**Supplied material**

— START —

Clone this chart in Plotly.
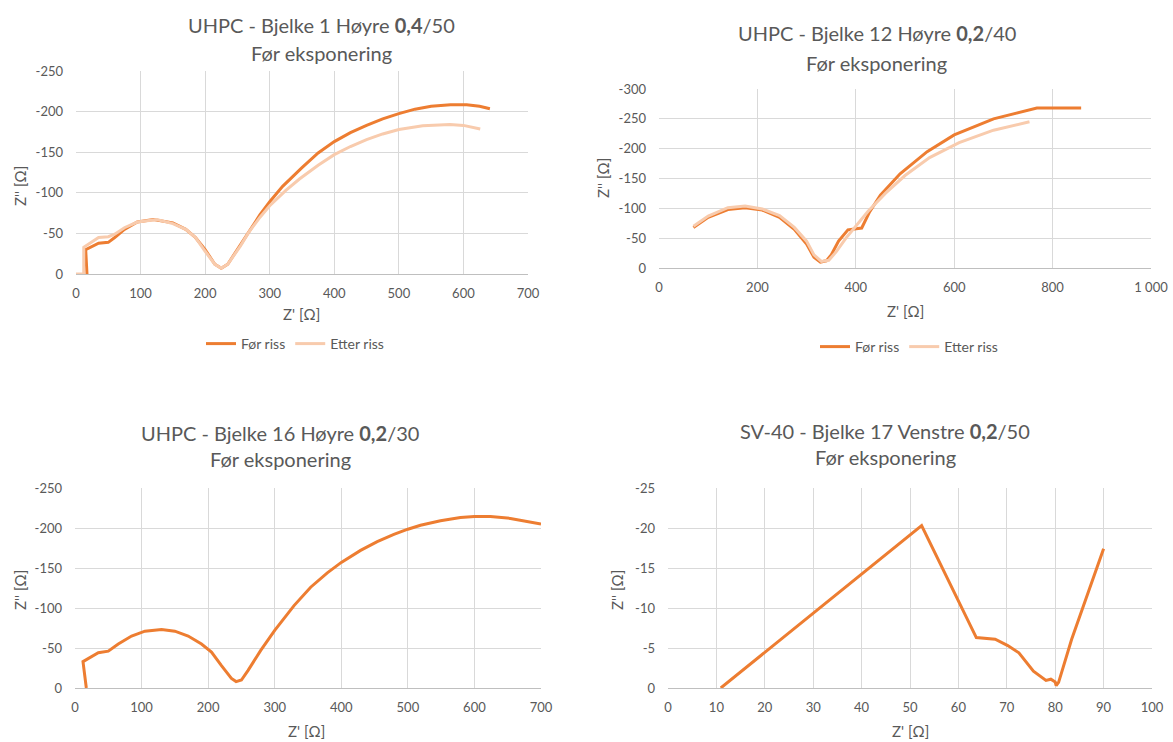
import plotly.graph_objects as go

# ---------------- data ----------------
# Panel 1: UHPC - Bjelke 1 Høyre 0,4/50
p1_for_x = [17, 15, 35, 50, 60, 75, 95, 120, 150, 170, 185, 200, 215, 225, 235, 250, 270, 285, 300, 320, 350, 375, 400, 425, 450, 475, 500, 525, 550, 580, 605, 625, 641]
p1_for_y = [0, -30, -38, -39, -45, -55, -64, -67, -63, -55, -45, -30, -12, -7, -12, -30, -55, -73, -89, -108, -131, -149, -163, -174, -183, -191, -197.5, -203, -206.5, -208.5, -208.5, -206.5, -203.5]
p1_etter_x = [0, 12, 12, 20, 35, 50, 60, 75, 95, 125, 150, 170, 185, 200, 215, 225, 235, 255, 268, 285, 300, 325, 346, 375, 400, 425, 450, 475, 500, 537, 579, 600, 626]
p1_etter_y = [0, 0, -33, -37, -45, -46, -49, -57, -64, -67, -62, -55, -45, -28, -12, -7, -12, -35, -52, -70, -84, -103, -117, -134, -147, -157, -165.5, -172.5, -178, -182.5, -184, -183, -178.5]

# Panel 2: UHPC - Bjelke 12 Høyre 0,2/40
p2_for_x = [70, 100, 140, 175, 210, 245, 275, 300, 315, 328, 340, 350, 365, 384, 412, 428, 450, 490, 545, 600, 680, 768, 858]
p2_for_y = [-68, -85, -98, -101, -97, -85, -65, -40, -18, -10, -12, -22, -45, -64, -67, -94, -122, -158, -195, -223, -250, -268, -268]
p2_etter_x = [70, 100, 140, 175, 210, 245, 275, 300, 315, 330, 345, 360, 380, 400, 425, 460, 500, 550, 610, 680, 753]
p2_etter_y = [-70, -87, -101, -104, -99, -88, -68, -45, -22, -11, -13, -27, -50, -70, -95, -125, -155, -185, -210, -231, -245]

# Panel 3: UHPC - Bjelke 16 Høyre 0,2/30
p3_x = [0, None, 17, 12, 35, 50, 65, 85, 105, 130, 150, 170, 190, 205, 220, 235, 242, 250, 260, 279, 300, 329, 354, 379, 400, 429, 454, 479, 500, 519, 549, 579, 600, 624, 654, 700]
p3_y = [0, None, 0, -33, -44, -46, -55, -65, -71, -73, -71, -65, -55, -45, -28, -12, -8, -10, -22, -47, -72, -103, -126, -144, -157, -172, -183, -192, -198.5, -203.5, -209, -213, -214.5, -214.5, -212, -205]

# Panel 4: SV-40 - Bjelke 17 Venstre 0,2/50
p4_x = [0, None, 10.9, 52.4, 63.7, 67.6, 70.2, 72.5, 75.5, 77.5, 78.1, 79.1, 80.0, 80.2, 80.7, 83.4, 85.8, 90.0]
p4_y = [0, None, 0, -20.3, -6.3, -6.1, -5.3, -4.4, -2.1, -1.3, -0.95, -1.1, -0.75, -0.3, -0.7, -6.1, -10.2, -17.4]

series_names = ["Før riss", "Etter riss"]
titles = [
    "UHPC - Bjelke 1 Høyre <b>0,4</b>/50",
    "UHPC - Bjelke 12 Høyre <b>0,2</b>/40",
    "UHPC - Bjelke 16 Høyre <b>0,2</b>/30",
    "SV-40 - Bjelke 17 Venstre <b>0,2</b>/50",
]
subtitle = "Før eksponering"
x_title = "Z' [Ω]"
y_title = "Z'' [Ω]"

p1_xticks = [0, 100, 200, 300, 400, 500, 600, 700]
p1_yticks = [0, -50, -100, -150, -200, -250]
p2_xticks = [0, 200, 400, 600, 800, 1000]
p2_xlabels = ["0", "200", "400", "600", "800", "1 000"]
p2_yticks = [0, -50, -100, -150, -200, -250, -300]
p3_xticks = [0, 100, 200, 300, 400, 500, 600, 700]
p3_yticks = [0, -50, -100, -150, -200, -250]
p4_xticks = [0, 10, 20, 30, 40, 50, 60, 70, 80, 90, 100]
p4_yticks = [0, -5, -10, -15, -20, -25]

# ---------------- style ----------------
W, H = 1173, 742
FONT = "Lato"
TXT = "#595959"
C_FOR = "#ED7D31"
C_ETTER = "#F8CBAD"
GRID = "#D9D9D9"
AXIS = "#BFBFBF"

def px(x):
    return x / W

def py(y):
    return 1 - y / H

fig = go.Figure()

# panel pixel boxes: (left, right, top, bottom)
boxes = [(76, 528, 71, 274), (659, 1151, 89, 268), (75, 541, 488, 688), (668, 1152, 488, 688)]

fig.add_trace(go.Scatter(x=p1_for_x, y=p1_for_y, mode="lines", name=series_names[0],
                         line=dict(color=C_FOR, width=3), xaxis="x", yaxis="y", legend="legend"))
fig.add_trace(go.Scatter(x=p1_etter_x, y=p1_etter_y, mode="lines", name=series_names[1],
                         line=dict(color=C_ETTER, width=3), xaxis="x", yaxis="y", legend="legend"))
fig.add_trace(go.Scatter(x=p2_for_x, y=p2_for_y, mode="lines", name=series_names[0],
                         line=dict(color=C_FOR, width=3), xaxis="x2", yaxis="y2", legend="legend2"))
fig.add_trace(go.Scatter(x=p2_etter_x, y=p2_etter_y, mode="lines", name=series_names[1],
                         line=dict(color=C_ETTER, width=3), xaxis="x2", yaxis="y2", legend="legend2"))
fig.add_trace(go.Scatter(x=p3_x, y=p3_y, mode="lines", name=series_names[0], showlegend=False,
                         line=dict(color=C_FOR, width=3), xaxis="x3", yaxis="y3"))
fig.add_trace(go.Scatter(x=p4_x, y=p4_y, mode="lines", name=series_names[0], showlegend=False,
                         line=dict(color=C_FOR, width=3), xaxis="x4", yaxis="y4"))

axes_spec = [
    (p1_xticks, [str(v) for v in p1_xticks], [0, 700], p1_yticks, [str(v) for v in p1_yticks], [0, -250]),
    (p2_xticks, p2_xlabels, [0, 1000], p2_yticks, [str(v) for v in p2_yticks], [0, -300]),
    (p3_xticks, [str(v) for v in p3_xticks], [0, 700], p3_yticks, [str(v) for v in p3_yticks], [0, -250]),
    (p4_xticks, [str(v) for v in p4_xticks], [0, 100], p4_yticks, [str(v) for v in p4_yticks], [0, -25]),
]

layout = dict(
    width=W, height=H,
    margin=dict(l=0, r=0, t=0, b=0, autoexpand=False),
    paper_bgcolor="white", plot_bgcolor="white",
    font=dict(family=FONT, color=TXT, size=13),
)

annotations = []
for i, (box, spec) in enumerate(zip(boxes, axes_spec)):
    l, r, t, b = box
    xt, xl, xr, yt, yl, yr = spec
    sfx = "" if i == 0 else str(i + 1)
    layout["xaxis" + sfx] = dict(
        domain=[px(l), px(r)], range=xr, anchor="y" + sfx,
        tickvals=xt, ticktext=xl, showgrid=True, gridcolor=GRID, gridwidth=1,
        zeroline=False, showline=True, linecolor=AXIS, linewidth=1,
        ticks="", tickfont=dict(size=13, color=TXT, family=FONT), ticklabelstandoff=7,
        automargin=False, fixedrange=True,
    )
    layout["yaxis" + sfx] = dict(
        domain=[py(b), py(t)], range=yr, anchor="x" + sfx,
        tickvals=yt, ticktext=yl, showgrid=True, gridcolor=GRID, gridwidth=1,
        zeroline=False, showline=False, ticks="",
        tickfont=dict(size=13, color=TXT, family=FONT), ticklabelstandoff=12,
        automargin=False, fixedrange=True,
    )

title_pos = [((321, 25), (321, 53)), ((877, 33), (877, 63)), ((280, 433), (280, 459)), ((885, 431), (885, 457))]
xtitle_pos = [(301, 314), (905, 311), (306, 731), (910, 731)]
ytitle_pos = [(20, 186), (603, 178), (20, 590), (617, 590)]

for i in range(4):
    (x1, y1), (x2, y2) = title_pos[i]
    annotations.append(dict(text=titles[i], x=px(x1), y=py(y1), xref="paper", yref="paper",
                            xanchor="center", yanchor="middle", showarrow=False,
                            font=dict(size=20, color=TXT, family=FONT)))
    annotations.append(dict(text=subtitle, x=px(x2), y=py(y2), xref="paper", yref="paper",
                            xanchor="center", yanchor="middle", showarrow=False,
                            font=dict(size=20, color=TXT, family=FONT)))
    xx, xy = xtitle_pos[i]
    annotations.append(dict(text=x_title, x=px(xx), y=py(xy), xref="paper", yref="paper",
                            xanchor="center", yanchor="middle", showarrow=False,
                            font=dict(size=15, color=TXT, family=FONT)))
    yx, yy = ytitle_pos[i]
    annotations.append(dict(text=y_title, x=px(yx), y=py(yy), xref="paper", yref="paper",
                            xanchor="center", yanchor="middle", showarrow=False, textangle=-90,
                            font=dict(size=15, color=TXT, family=FONT)))

layout["annotations"] = annotations
layout["legend"] = dict(orientation="h", x=px(295), y=py(344), xanchor="center", yanchor="middle",
                        font=dict(size=14, color=TXT, family=FONT), bgcolor="rgba(0,0,0,0)",
                        itemwidth=30, tracegroupgap=0)
layout["legend2"] = dict(orientation="h", x=px(909), y=py(347), xanchor="center", yanchor="middle",
                         font=dict(size=14, color=TXT, family=FONT), bgcolor="rgba(0,0,0,0)",
                         itemwidth=30, tracegroupgap=0)

fig.update_layout(**layout)
fig.write_html("out.html", config={"displayModeBar": False},
               post_script="document.body.style.margin='0';document.body.style.overflow='hidden';")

— END —

**Objective**
The lines from the start of the data through the line that contains "-210, -231, -245]" are to be returned exactly, please, with both ends included and every picture left out.

**Reply**
Clone this chart in Plotly.
import plotly.graph_objects as go

# ---------------- data ----------------
# Panel 1: UHPC - Bjelke 1 Høyre 0,4/50
p1_for_x = [17, 15, 35, 50, 60, 75, 95, 120, 150, 170, 185, 200, 215, 225, 235, 250, 270, 285, 300, 320, 350, 375, 400, 425, 450, 475, 500, 525, 550, 580, 605, 625, 641]
p1_for_y = [0, -30, -38, -39, -45, -55, -64, -67, -63, -55, -45, -30, -12, -7, -12, -30, -55, -73, -89, -108, -131, -149, -163, -174, -183, -191, -197.5, -203, -206.5, -208.5, -208.5, -206.5, -203.5]
p1_etter_x = [0, 12, 12, 20, 35, 50, 60, 75, 95, 125, 150, 170, 185, 200, 215, 225, 235, 255, 268, 285, 300, 325, 346, 375, 400, 425, 450, 475, 500, 537, 579, 600, 626]
p1_etter_y = [0, 0, -33, -37, -45, -46, -49, -57, -64, -67, -62, -55, -45, -28, -12, -7, -12, -35, -52, -70, -84, -103, -117, -134, -147, -157, -165.5, -172.5, -178, -182.5, -184, -183, -178.5]

# Panel 2: UHPC - Bjelke 12 Høyre 0,2/40
p2_for_x = [70, 100, 140, 175, 210, 245, 275, 300, 315, 328, 340, 350, 365, 384, 412, 428, 450, 490, 545, 600, 680, 768, 858]
p2_for_y = [-68, -85, -98, -101, -97, -85, -65, -40, -18, -10, -12, -22, -45, -64, -67, -94, -122, -158, -195, -223, -250, -268, -268]
p2_etter_x = [70, 100, 140, 175, 210, 245, 275, 300, 315, 330, 345, 360, 380, 400, 425, 460, 500, 550, 610, 680, 753]
p2_etter_y = [-70, -87, -101, -104, -99, -88, -68, -45, -22, -11, -13, -27, -50, -70, -95, -125, -155, -185, -210, -231, -245]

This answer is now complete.